▶ **DATA FOR PROCESSING**:
--- Start ---

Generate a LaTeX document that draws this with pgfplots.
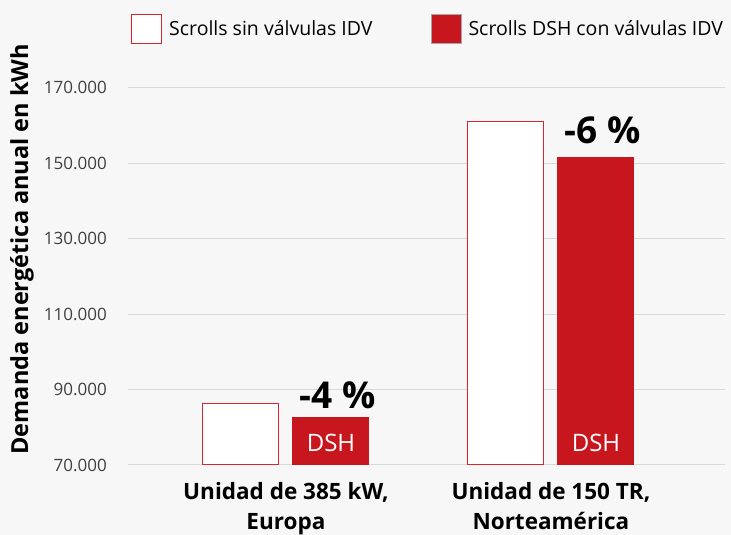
\documentclass[border=0pt]{standalone}
\usepackage{pgfplots}
\pgfplotsset{compat=1.18}
\usepackage{fontspec}
\setmainfont{Open Sans}
\definecolor{dshred}{HTML}{C8161E}
\definecolor{edgered}{HTML}{D9262E}
\definecolor{bgc}{HTML}{F7F7F7}
\definecolor{gridc}{HTML}{D9D9D9}
\definecolor{tickc}{HTML}{404040}
\begin{document}
\begin{tikzpicture}[x=1pt,y=1pt]
\fill[bgc] (0,0) rectangle (731,535);
\begin{axis}[
  at={(128pt,70pt)}, anchor=south west,
  scale only axis, width=597pt, height=396pt,
  xmin=-0.596, xmax=1.657, ymin=70000, ymax=175000,
  ybar=14pt, bar width=76pt,
  axis line style={draw=none},
  ytick={70000,90000,110000,130000,150000,170000},
  ymajorgrids, grid style={gridc, line width=1pt},
  major tick length=0pt,
  xtick={0,1},
  xticklabels={{Unidad de 385 kW,\\Europa},{Unidad de 150 TR,\\Norteamérica}},
  xticklabel style={font=\bfseries\fontsize{22.5}{30}\selectfont, align=center, inner sep=0pt, yshift=-17pt, text=black},
  scaled y ticks=false,
  /pgf/number format/assume math mode=true,
  yticklabel style={font=\fontsize{17}{20}\selectfont, text=tickc, inner sep=0pt, xshift=-21pt,
    /pgf/number format/.cd, fixed, precision=0, 1000 sep={.}},
  ylabel={Demanda energética anual en kWh},
  ylabel style={font=\bfseries\fontsize{23.5}{26}\selectfont, at={(axis description cs:-0.1776,0.545)}, anchor=center},
  legend style={at={(axis description cs:0,1.101)}, anchor=west, draw=none, fill=none,
    font=\fontsize{19.5}{22}\selectfont, legend columns=2,
    /tikz/every odd column/.append style={column sep=5pt},
    /tikz/every even column/.append style={column sep=56pt}},
  legend image code/.code={\draw[#1] (0pt,-14.5pt) rectangle (30pt,14.5pt);},
]
\addplot[fill=white, draw=edgered, line width=1pt] coordinates {(0,86200) (1,161000)};
\addlegendentry{Scrolls sin válvulas IDV}
\addplot[fill=dshred, draw=dshred, line width=1pt, legend image post style={draw=gray!70}] coordinates {(0,82500) (1,151500)};
\addlegendentry{Scrolls DSH con válvulas IDV}
\node[font=\bfseries\fontsize{37}{37}\selectfont] at (axis cs:0.196,88600) {-4 \%};
\node[font=\bfseries\fontsize{37}{37}\selectfont] at (axis cs:1.196,158700) {-6 \%};
\node[text=white, font=\fontsize{24}{24}\selectfont] at (axis cs:0.17,75840) {DSH};
\node[text=white, font=\fontsize{24}{24}\selectfont] at (axis cs:1.17,75840) {DSH};
\end{axis}
\end{tikzpicture}
\end{document}
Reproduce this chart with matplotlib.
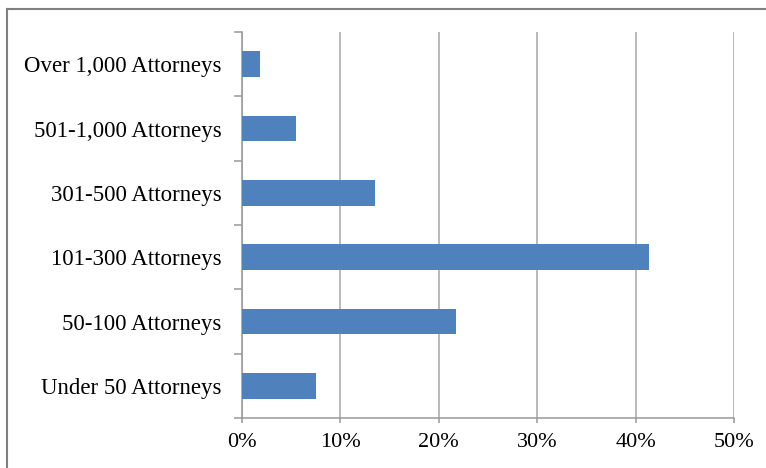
import numpy as np
import matplotlib.pyplot as plt
from matplotlib.lines import Line2D
from matplotlib.ticker import FuncFormatter

categories = ['Under 50 Attorneys', '50-100 Attorneys', '101-300 Attorneys',
              '301-500 Attorneys', '501-1,000 Attorneys', 'Over 1,000 Attorneys']
shares = [7.5, 21.7, 41.4, 13.5, 5.5, 1.85]
xticks = [0, 10, 20, 30, 40, 50]

plt.rcParams['font.family'] = ['Liberation Serif', 'DejaVu Serif']

fig = plt.figure(figsize=(7.66, 4.68), dpi=100)
ax = fig.add_axes([242 / 766, 1 - 418 / 468, (734 - 242) / 766, (418 - 32) / 468])

y = np.arange(len(categories))
ax.barh(y, shares, height=0.4, color='#4F81BD', zorder=3)

ax.set_xlim(0, 50)
ax.set_ylim(-0.5, len(categories) - 0.5)
ax.set_xticks(xticks)
ax.xaxis.set_major_formatter(FuncFormatter(lambda v, p: '%d%%' % v))
ax.grid(axis='x', color='#A6A6A6', linewidth=1.1, zorder=0)

ax.set_yticks(y)
ax.set_yticklabels(categories)
ax.set_yticks(np.arange(-0.5, len(categories)), minor=True)
ax.tick_params(axis='y', which='major', length=0, pad=14.5, labelsize=16.5)
ax.tick_params(axis='y', which='minor', length=5.5, color='#999999', width=1.1)
ax.tick_params(axis='x', length=3.5, color='#999999', width=1.1, labelsize=16, pad=7)

for s in ['top', 'right']:
    ax.spines[s].set_visible(False)
for s in ['left', 'bottom']:
    ax.spines[s].set_color('#999999')
    ax.spines[s].set_linewidth(1.1)

# outer frame (only top and left visible in the crop)
fig.add_artist(Line2D([7 / 766, 1], [1 - 8.5 / 468, 1 - 8.5 / 468], color='#808080', lw=1.5))
fig.add_artist(Line2D([7 / 766, 7 / 766], [0, 1 - 8.5 / 468], color='#808080', lw=1.5))

fig.savefig('out.png', dpi=100)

--- End ---

All of the data above should be transcribed verbatim, with pictures omitted.

▶ **COMPLETED TASK**:
Generate a LaTeX document that draws this with pgfplots.
\documentclass[border=0pt]{standalone}
\usepackage{pgfplots}
\pgfplotsset{compat=1.18}
\usepackage{fontspec}
\setmainfont{Open Sans}
\definecolor{dshred}{HTML}{C8161E}
\definecolor{edgered}{HTML}{D9262E}
\definecolor{bgc}{HTML}{F7F7F7}
\definecolor{gridc}{HTML}{D9D9D9}
\definecolor{tickc}{HTML}{404040}
\begin{document}
\begin{tikzpicture}[x=1pt,y=1pt]
\fill[bgc] (0,0) rectangle (731,535);
\begin{axis}[
  at={(128pt,70pt)}, anchor=south west,
  scale only axis, width=597pt, height=396pt,
  xmin=-0.596, xmax=1.657, ymin=70000, ymax=175000,
  ybar=14pt, bar width=76pt,
  axis line style={draw=none},
  ytick={70000,90000,110000,130000,150000,170000},
  ymajorgrids, grid style={gridc, line width=1pt},
  major tick length=0pt,
  xtick={0,1},
  xticklabels={{Unidad de 385 kW,\\Europa},{Unidad de 150 TR,\\Norteamérica}},
  xticklabel style={font=\bfseries\fontsize{22.5}{30}\selectfont, align=center, inner sep=0pt, yshift=-17pt, text=black},
  scaled y ticks=false,
  /pgf/number format/assume math mode=true,
  yticklabel style={font=\fontsize{17}{20}\selectfont, text=tickc, inner sep=0pt, xshift=-21pt,
    /pgf/number format/.cd, fixed, precision=0, 1000 sep={.}},
  ylabel={Demanda energética anual en kWh},
  ylabel style={font=\bfseries\fontsize{23.5}{26}\selectfont, at={(axis description cs:-0.1776,0.545)}, anchor=center},
  legend style={at={(axis description cs:0,1.101)}, anchor=west, draw=none, fill=none,
    font=\fontsize{19.5}{22}\selectfont, legend columns=2,
    /tikz/every odd column/.append style={column sep=5pt},
    /tikz/every even column/.append style={column sep=56pt}},
  legend image code/.code={\draw[#1] (0pt,-14.5pt) rectangle (30pt,14.5pt);},
]
\addplot[fill=white, draw=edgered, line width=1pt] coordinates {(0,86200) (1,161000)};
\addlegendentry{Scrolls sin válvulas IDV}
\addplot[fill=dshred, draw=dshred, line width=1pt, legend image post style={draw=gray!70}] coordinates {(0,82500) (1,151500)};
\addlegendentry{Scrolls DSH con válvulas IDV}
\node[font=\bfseries\fontsize{37}{37}\selectfont] at (axis cs:0.196,88600) {-4 \%};
\node[font=\bfseries\fontsize{37}{37}\selectfont] at (axis cs:1.196,158700) {-6 \%};
\node[text=white, font=\fontsize{24}{24}\selectfont] at (axis cs:0.17,75840) {DSH};
\node[text=white, font=\fontsize{24}{24}\selectfont] at (axis cs:1.17,75840) {DSH};
\end{axis}
\end{tikzpicture}
\end{document}
Reproduce this chart with matplotlib.
import numpy as np
import matplotlib.pyplot as plt
from matplotlib.lines import Line2D
from matplotlib.ticker import FuncFormatter

categories = ['Under 50 Attorneys', '50-100 Attorneys', '101-300 Attorneys',
              '301-500 Attorneys', '501-1,000 Attorneys', 'Over 1,000 Attorneys']
shares = [7.5, 21.7, 41.4, 13.5, 5.5, 1.85]
xticks = [0, 10, 20, 30, 40, 50]

plt.rcParams['font.family'] = ['Liberation Serif', 'DejaVu Serif']

fig = plt.figure(figsize=(7.66, 4.68), dpi=100)
ax = fig.add_axes([242 / 766, 1 - 418 / 468, (734 - 242) / 766, (418 - 32) / 468])

y = np.arange(len(categories))
ax.barh(y, shares, height=0.4, color='#4F81BD', zorder=3)

ax.set_xlim(0, 50)
ax.set_ylim(-0.5, len(categories) - 0.5)
ax.set_xticks(xticks)
ax.xaxis.set_major_formatter(FuncFormatter(lambda v, p: '%d%%' % v))
ax.grid(axis='x', color='#A6A6A6', linewidth=1.1, zorder=0)

ax.set_yticks(y)
ax.set_yticklabels(categories)
ax.set_yticks(np.arange(-0.5, len(categories)), minor=True)
ax.tick_params(axis='y', which='major', length=0, pad=14.5, labelsize=16.5)
ax.tick_params(axis='y', which='minor', length=5.5, color='#999999', width=1.1)
ax.tick_params(axis='x', length=3.5, color='#999999', width=1.1, labelsize=16, pad=7)

for s in ['top', 'right']:
    ax.spines[s].set_visible(False)
for s in ['left', 'bottom']:
    ax.spines[s].set_color('#999999')
    ax.spines[s].set_linewidth(1.1)

# outer frame (only top and left visible in the crop)
fig.add_artist(Line2D([7 / 766, 1], [1 - 8.5 / 468, 1 - 8.5 / 468], color='#808080', lw=1.5))
fig.add_artist(Line2D([7 / 766, 7 / 766], [0, 1 - 8.5 / 468], color='#808080', lw=1.5))

fig.savefig('out.png', dpi=100)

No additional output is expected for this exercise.